## Task
Return the material exactly, first line through the line containing "const leftMax = 483.3;", and nothing more. Pictures stay out.

## Given information
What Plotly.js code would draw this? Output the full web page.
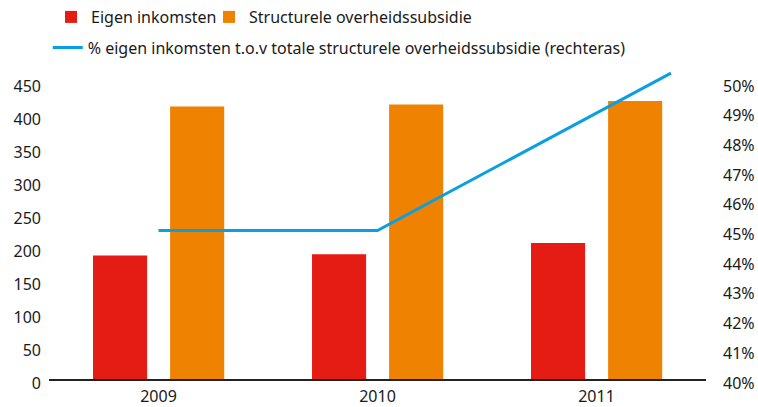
<!DOCTYPE html>
<html>
<head>
<meta charset="utf-8">
<script src="https://cdn.plot.ly/plotly-3.0.1.min.js"></script>
<style>html,body{margin:0;padding:0;background:#fff;}#chart{width:758px;height:407px;}</style>
</head>
<body>
<div id="chart"></div>
<script>
// Data
const years = [2009, 2010, 2011];
const eigenInkomsten = [187, 189, 206];
const overheidssubsidie = [413, 416, 421];
const lineYears = [2009, 2010, 2011.34];
const pctEigen = [45.0, 45.0, 50.3];
const leftTicks = [0, 50, 100, 150, 200, 250, 300, 350, 400, 450];
const rightTicks = [40, 41, 42, 43, 44, 45, 46, 47, 48, 49, 50];
const names = ["Eigen inkomsten", "Structurele overheidssubsidie", "% eigen inkomsten t.o.v totale structurele overheidssubsidie (rechteras)"];

const FONT = "'Noto Sans', 'Open Sans', sans-serif";
const leftMax = 483.3;

const traces = [
  {type: 'bar', x: years, y: eigenInkomsten, name: names[0], marker: {color: '#e41c13'},
   width: 0.247, offset: -0.299, legend: 'legend', hoverinfo: 'skip'},
  {type: 'bar', x: years, y: overheidssubsidie, name: names[1], marker: {color: '#ef8200'},
   width: 0.247, offset: 0.053, legend: 'legend3', hoverinfo: 'skip'},
  {type: 'scatter', mode: 'lines', x: lineYears, y: pctEigen, name: names[2], yaxis: 'y2',
   line: {color: '#0a9fe0', width: 3}, legend: 'legend2', hoverinfo: 'skip', cliponaxis: false}
];

const legendBase = {
  orientation: 'h', xref: 'container', yref: 'container',
  xanchor: 'left', yanchor: 'top', font: {size: 16}, bgcolor: 'rgba(0,0,0,0)',
  itemclick: false, itemdoubleclick: false
};

const layout = {
  width: 758, height: 407,
  margin: {l: 49, r: 52, t: 60, b: 28, autoexpand: false},
  paper_bgcolor: '#fff', plot_bgcolor: '#fff',
  font: {family: FONT, size: 16, color: '#1a1a1a'},
  barmode: 'overlay',
  showlegend: true,
  xaxis: {
    range: [2008.5, 2011.5], tickvals: years, ticktext: years.map(String),
    showgrid: false, zeroline: false, showline: true, linecolor: '#222', linewidth: 2,
    ticks: '', ticklabelstandoff: 2, tickfont: {size: 16}, fixedrange: true, automargin: false
  },
  yaxis: {
    range: [0, leftMax], tickvals: leftTicks, showgrid: false, zeroline: false,
    showline: false, ticks: '', ticklabelstandoff: 7, ticklabelshift: 4,
    tickfont: {size: 16}, fixedrange: true, automargin: false
  },
  yaxis2: {
    overlaying: 'y', side: 'right', range: [40, 40 + leftMax / 45], tickvals: rightTicks,
    ticktext: rightTicks.map(v => v + '%'), showgrid: false, zeroline: false, showline: false,
    ticks: '', ticklabelstandoff: 16, ticklabelshift: 4, tickfont: {size: 16}, fixedrange: true,
    automargin: false
  },
  legend: Object.assign({}, legendBase, {x: 0.0673, y: 1.0}),
  legend3: Object.assign({}, legendBase, {x: 0.2757, y: 1.0}),
  legend2: Object.assign({}, legendBase, {x: 0.063, y: 0.925})
};

Plotly.newPlot('chart', traces, layout, {displayModeBar: false, staticPlot: true});
</script>
</body>
</html>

## Finished answer
What Plotly.js code would draw this? Output the full web page.
<!DOCTYPE html>
<html>
<head>
<meta charset="utf-8">
<script src="https://cdn.plot.ly/plotly-3.0.1.min.js"></script>
<style>html,body{margin:0;padding:0;background:#fff;}#chart{width:758px;height:407px;}</style>
</head>
<body>
<div id="chart"></div>
<script>
// Data
const years = [2009, 2010, 2011];
const eigenInkomsten = [187, 189, 206];
const overheidssubsidie = [413, 416, 421];
const lineYears = [2009, 2010, 2011.34];
const pctEigen = [45.0, 45.0, 50.3];
const leftTicks = [0, 50, 100, 150, 200, 250, 300, 350, 400, 450];
const rightTicks = [40, 41, 42, 43, 44, 45, 46, 47, 48, 49, 50];
const names = ["Eigen inkomsten", "Structurele overheidssubsidie", "% eigen inkomsten t.o.v totale structurele overheidssubsidie (rechteras)"];

const FONT = "'Noto Sans', 'Open Sans', sans-serif";
const leftMax = 483.3;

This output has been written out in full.